# Available data start

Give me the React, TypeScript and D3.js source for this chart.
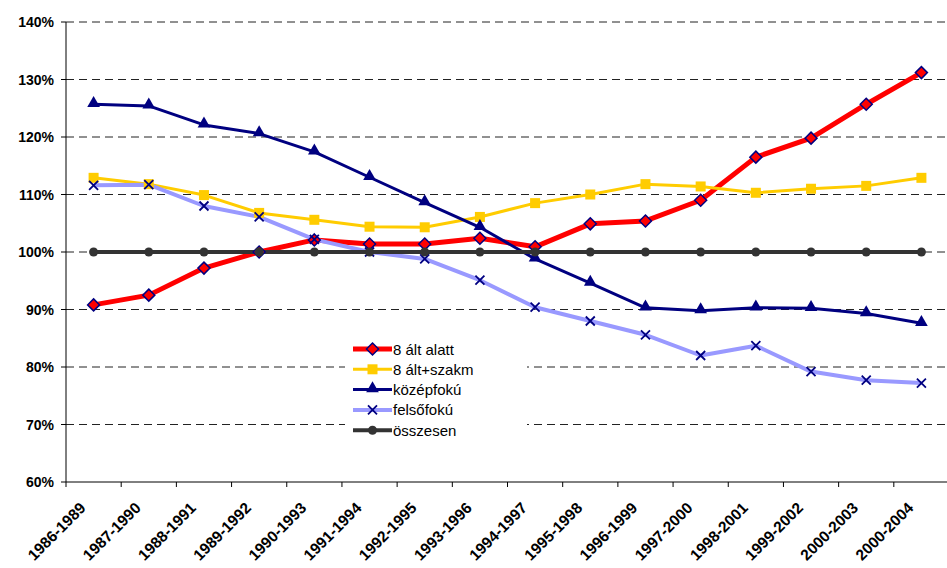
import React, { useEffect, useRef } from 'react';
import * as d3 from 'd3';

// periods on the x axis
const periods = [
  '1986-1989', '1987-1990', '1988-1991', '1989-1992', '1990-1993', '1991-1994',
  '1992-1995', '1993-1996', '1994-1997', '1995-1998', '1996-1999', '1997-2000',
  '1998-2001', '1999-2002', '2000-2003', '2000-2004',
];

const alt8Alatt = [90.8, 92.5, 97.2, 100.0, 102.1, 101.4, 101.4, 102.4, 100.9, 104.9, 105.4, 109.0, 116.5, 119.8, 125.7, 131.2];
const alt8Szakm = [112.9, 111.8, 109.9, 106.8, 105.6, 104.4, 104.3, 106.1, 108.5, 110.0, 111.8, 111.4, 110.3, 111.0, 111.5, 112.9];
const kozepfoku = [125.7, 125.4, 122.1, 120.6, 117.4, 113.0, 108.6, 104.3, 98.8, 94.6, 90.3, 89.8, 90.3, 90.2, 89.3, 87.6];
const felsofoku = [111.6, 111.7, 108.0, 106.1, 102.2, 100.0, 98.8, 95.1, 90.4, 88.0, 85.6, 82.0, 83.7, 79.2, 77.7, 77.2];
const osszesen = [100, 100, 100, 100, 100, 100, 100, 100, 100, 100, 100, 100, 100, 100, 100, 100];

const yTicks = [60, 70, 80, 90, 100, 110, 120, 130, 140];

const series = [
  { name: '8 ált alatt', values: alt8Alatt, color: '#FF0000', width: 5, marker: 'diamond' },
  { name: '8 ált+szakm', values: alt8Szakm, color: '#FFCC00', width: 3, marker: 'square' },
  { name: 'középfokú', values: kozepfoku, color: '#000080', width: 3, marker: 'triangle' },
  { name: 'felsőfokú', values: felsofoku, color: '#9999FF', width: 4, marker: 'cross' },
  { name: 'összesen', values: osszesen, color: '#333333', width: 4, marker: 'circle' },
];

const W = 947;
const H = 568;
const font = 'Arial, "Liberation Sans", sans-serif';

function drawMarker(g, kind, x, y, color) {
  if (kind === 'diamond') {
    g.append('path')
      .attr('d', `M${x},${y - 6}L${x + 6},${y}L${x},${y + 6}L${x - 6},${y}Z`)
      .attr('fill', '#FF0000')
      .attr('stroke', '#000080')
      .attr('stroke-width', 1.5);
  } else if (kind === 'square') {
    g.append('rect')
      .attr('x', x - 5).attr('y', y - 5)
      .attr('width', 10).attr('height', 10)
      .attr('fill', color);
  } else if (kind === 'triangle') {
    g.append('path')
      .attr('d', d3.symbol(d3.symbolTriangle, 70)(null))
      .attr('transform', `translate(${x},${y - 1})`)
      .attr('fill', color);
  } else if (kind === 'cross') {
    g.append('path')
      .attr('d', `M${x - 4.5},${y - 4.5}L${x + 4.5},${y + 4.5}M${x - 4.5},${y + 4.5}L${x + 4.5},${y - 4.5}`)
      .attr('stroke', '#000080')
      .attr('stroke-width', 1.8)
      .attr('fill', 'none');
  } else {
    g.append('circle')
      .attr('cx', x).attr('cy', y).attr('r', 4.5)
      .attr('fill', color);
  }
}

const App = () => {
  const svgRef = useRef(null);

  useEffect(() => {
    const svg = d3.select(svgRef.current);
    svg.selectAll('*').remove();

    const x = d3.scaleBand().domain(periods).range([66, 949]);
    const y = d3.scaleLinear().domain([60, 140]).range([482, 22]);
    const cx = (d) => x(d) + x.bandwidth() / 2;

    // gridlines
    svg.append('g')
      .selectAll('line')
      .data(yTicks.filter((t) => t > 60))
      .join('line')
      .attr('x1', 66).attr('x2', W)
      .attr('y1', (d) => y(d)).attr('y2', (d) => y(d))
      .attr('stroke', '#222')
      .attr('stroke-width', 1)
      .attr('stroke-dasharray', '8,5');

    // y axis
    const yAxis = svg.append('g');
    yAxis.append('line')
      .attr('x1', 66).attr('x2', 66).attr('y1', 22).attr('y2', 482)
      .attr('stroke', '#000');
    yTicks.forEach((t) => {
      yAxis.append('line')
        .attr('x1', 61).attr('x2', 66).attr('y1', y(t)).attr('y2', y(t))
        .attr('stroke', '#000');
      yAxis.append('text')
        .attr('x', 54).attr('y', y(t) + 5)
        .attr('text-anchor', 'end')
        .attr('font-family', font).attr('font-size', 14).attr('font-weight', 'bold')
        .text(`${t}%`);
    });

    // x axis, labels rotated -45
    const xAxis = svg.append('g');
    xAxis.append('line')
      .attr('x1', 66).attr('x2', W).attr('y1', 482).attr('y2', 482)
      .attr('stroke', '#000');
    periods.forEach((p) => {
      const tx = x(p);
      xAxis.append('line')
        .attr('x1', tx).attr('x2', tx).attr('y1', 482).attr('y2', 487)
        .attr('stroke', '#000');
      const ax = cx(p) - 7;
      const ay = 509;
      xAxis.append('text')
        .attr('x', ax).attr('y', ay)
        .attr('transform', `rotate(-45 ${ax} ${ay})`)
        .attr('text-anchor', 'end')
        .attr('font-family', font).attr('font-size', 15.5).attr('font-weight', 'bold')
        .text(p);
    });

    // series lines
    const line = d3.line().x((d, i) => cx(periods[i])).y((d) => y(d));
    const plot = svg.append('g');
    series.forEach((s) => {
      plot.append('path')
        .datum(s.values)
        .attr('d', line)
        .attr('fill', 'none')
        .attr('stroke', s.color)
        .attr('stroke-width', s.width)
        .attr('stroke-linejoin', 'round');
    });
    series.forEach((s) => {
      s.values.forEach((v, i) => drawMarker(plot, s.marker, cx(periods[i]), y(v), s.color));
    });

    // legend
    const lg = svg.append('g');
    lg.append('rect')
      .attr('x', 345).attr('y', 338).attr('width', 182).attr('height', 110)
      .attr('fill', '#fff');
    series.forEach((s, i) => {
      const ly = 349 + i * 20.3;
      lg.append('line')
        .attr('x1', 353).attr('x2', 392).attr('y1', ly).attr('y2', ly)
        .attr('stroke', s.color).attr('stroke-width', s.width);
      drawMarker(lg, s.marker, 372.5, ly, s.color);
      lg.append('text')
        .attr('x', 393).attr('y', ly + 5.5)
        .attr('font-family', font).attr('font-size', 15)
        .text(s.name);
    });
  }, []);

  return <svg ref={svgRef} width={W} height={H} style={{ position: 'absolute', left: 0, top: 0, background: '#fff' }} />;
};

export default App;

# Available data end

Exercise objective: Write out the data precisely as given, excluding the pictures.

Answer to this task:
Give me the React, TypeScript and D3.js source for this chart.
import React, { useEffect, useRef } from 'react';
import * as d3 from 'd3';

// periods on the x axis
const periods = [
  '1986-1989', '1987-1990', '1988-1991', '1989-1992', '1990-1993', '1991-1994',
  '1992-1995', '1993-1996', '1994-1997', '1995-1998', '1996-1999', '1997-2000',
  '1998-2001', '1999-2002', '2000-2003', '2000-2004',
];

const alt8Alatt = [90.8, 92.5, 97.2, 100.0, 102.1, 101.4, 101.4, 102.4, 100.9, 104.9, 105.4, 109.0, 116.5, 119.8, 125.7, 131.2];
const alt8Szakm = [112.9, 111.8, 109.9, 106.8, 105.6, 104.4, 104.3, 106.1, 108.5, 110.0, 111.8, 111.4, 110.3, 111.0, 111.5, 112.9];
const kozepfoku = [125.7, 125.4, 122.1, 120.6, 117.4, 113.0, 108.6, 104.3, 98.8, 94.6, 90.3, 89.8, 90.3, 90.2, 89.3, 87.6];
const felsofoku = [111.6, 111.7, 108.0, 106.1, 102.2, 100.0, 98.8, 95.1, 90.4, 88.0, 85.6, 82.0, 83.7, 79.2, 77.7, 77.2];
const osszesen = [100, 100, 100, 100, 100, 100, 100, 100, 100, 100, 100, 100, 100, 100, 100, 100];

const yTicks = [60, 70, 80, 90, 100, 110, 120, 130, 140];

const series = [
  { name: '8 ált alatt', values: alt8Alatt, color: '#FF0000', width: 5, marker: 'diamond' },
  { name: '8 ált+szakm', values: alt8Szakm, color: '#FFCC00', width: 3, marker: 'square' },
  { name: 'középfokú', values: kozepfoku, color: '#000080', width: 3, marker: 'triangle' },
  { name: 'felsőfokú', values: felsofoku, color: '#9999FF', width: 4, marker: 'cross' },
  { name: 'összesen', values: osszesen, color: '#333333', width: 4, marker: 'circle' },
];

const W = 947;
const H = 568;
const font = 'Arial, "Liberation Sans", sans-serif';

function drawMarker(g, kind, x, y, color) {
  if (kind === 'diamond') {
    g.append('path')
      .attr('d', `M${x},${y - 6}L${x + 6},${y}L${x},${y + 6}L${x - 6},${y}Z`)
      .attr('fill', '#FF0000')
      .attr('stroke', '#000080')
      .attr('stroke-width', 1.5);
  } else if (kind === 'square') {
    g.append('rect')
      .attr('x', x - 5).attr('y', y - 5)
      .attr('width', 10).attr('height', 10)
      .attr('fill', color);
  } else if (kind === 'triangle') {
    g.append('path')
      .attr('d', d3.symbol(d3.symbolTriangle, 70)(null))
      .attr('transform', `translate(${x},${y - 1})`)
      .attr('fill', color);
  } else if (kind === 'cross') {
    g.append('path')
      .attr('d', `M${x - 4.5},${y - 4.5}L${x + 4.5},${y + 4.5}M${x - 4.5},${y + 4.5}L${x + 4.5},${y - 4.5}`)
      .attr('stroke', '#000080')
      .attr('stroke-width', 1.8)
      .attr('fill', 'none');
  } else {
    g.append('circle')
      .attr('cx', x).attr('cy', y).attr('r', 4.5)
      .attr('fill', color);
  }
}

const App = () => {
  const svgRef = useRef(null);

  useEffect(() => {
    const svg = d3.select(svgRef.current);
    svg.selectAll('*').remove();

    const x = d3.scaleBand().domain(periods).range([66, 949]);
    const y = d3.scaleLinear().domain([60, 140]).range([482, 22]);
    const cx = (d) => x(d) + x.bandwidth() / 2;

    // gridlines
    svg.append('g')
      .selectAll('line')
      .data(yTicks.filter((t) => t > 60))
      .join('line')
      .attr('x1', 66).attr('x2', W)
      .attr('y1', (d) => y(d)).attr('y2', (d) => y(d))
      .attr('stroke', '#222')
      .attr('stroke-width', 1)
      .attr('stroke-dasharray', '8,5');

    // y axis
    const yAxis = svg.append('g');
    yAxis.append('line')
      .attr('x1', 66).attr('x2', 66).attr('y1', 22).attr('y2', 482)
      .attr('stroke', '#000');
    yTicks.forEach((t) => {
      yAxis.append('line')
        .attr('x1', 61).attr('x2', 66).attr('y1', y(t)).attr('y2', y(t))
        .attr('stroke', '#000');
      yAxis.append('text')
        .attr('x', 54).attr('y', y(t) + 5)
        .attr('text-anchor', 'end')
        .attr('font-family', font).attr('font-size', 14).attr('font-weight', 'bold')
        .text(`${t}%`);
    });

    // x axis, labels rotated -45
    const xAxis = svg.append('g');
    xAxis.append('line')
      .attr('x1', 66).attr('x2', W).attr('y1', 482).attr('y2', 482)
      .attr('stroke', '#000');
    periods.forEach((p) => {
      const tx = x(p);
      xAxis.append('line')
        .attr('x1', tx).attr('x2', tx).attr('y1', 482).attr('y2', 487)
        .attr('stroke', '#000');
      const ax = cx(p) - 7;
      const ay = 509;
      xAxis.append('text')
        .attr('x', ax).attr('y', ay)
        .attr('transform', `rotate(-45 ${ax} ${ay})`)
        .attr('text-anchor', 'end')
        .attr('font-family', font).attr('font-size', 15.5).attr('font-weight', 'bold')
        .text(p);
    });

    // series lines
    const line = d3.line().x((d, i) => cx(periods[i])).y((d) => y(d));
    const plot = svg.append('g');
    series.forEach((s) => {
      plot.append('path')
        .datum(s.values)
        .attr('d', line)
        .attr('fill', 'none')
        .attr('stroke', s.color)
        .attr('stroke-width', s.width)
        .attr('stroke-linejoin', 'round');
    });
    series.forEach((s) => {
      s.values.forEach((v, i) => drawMarker(plot, s.marker, cx(periods[i]), y(v), s.color));
    });

    // legend
    const lg = svg.append('g');
    lg.append('rect')
      .attr('x', 345).attr('y', 338).attr('width', 182).attr('height', 110)
      .attr('fill', '#fff');
    series.forEach((s, i) => {
      const ly = 349 + i * 20.3;
      lg.append('line')
        .attr('x1', 353).attr('x2', 392).attr('y1', ly).attr('y2', ly)
        .attr('stroke', s.color).attr('stroke-width', s.width);
      drawMarker(lg, s.marker, 372.5, ly, s.color);
      lg.append('text')
        .attr('x', 393).attr('y', ly + 5.5)
        .attr('font-family', font).attr('font-size', 15)
        .text(s.name);
    });
  }, []);

  return <svg ref={svgRef} width={W} height={H} style={{ position: 'absolute', left: 0, top: 0, background: '#fff' }} />;
};

export default App;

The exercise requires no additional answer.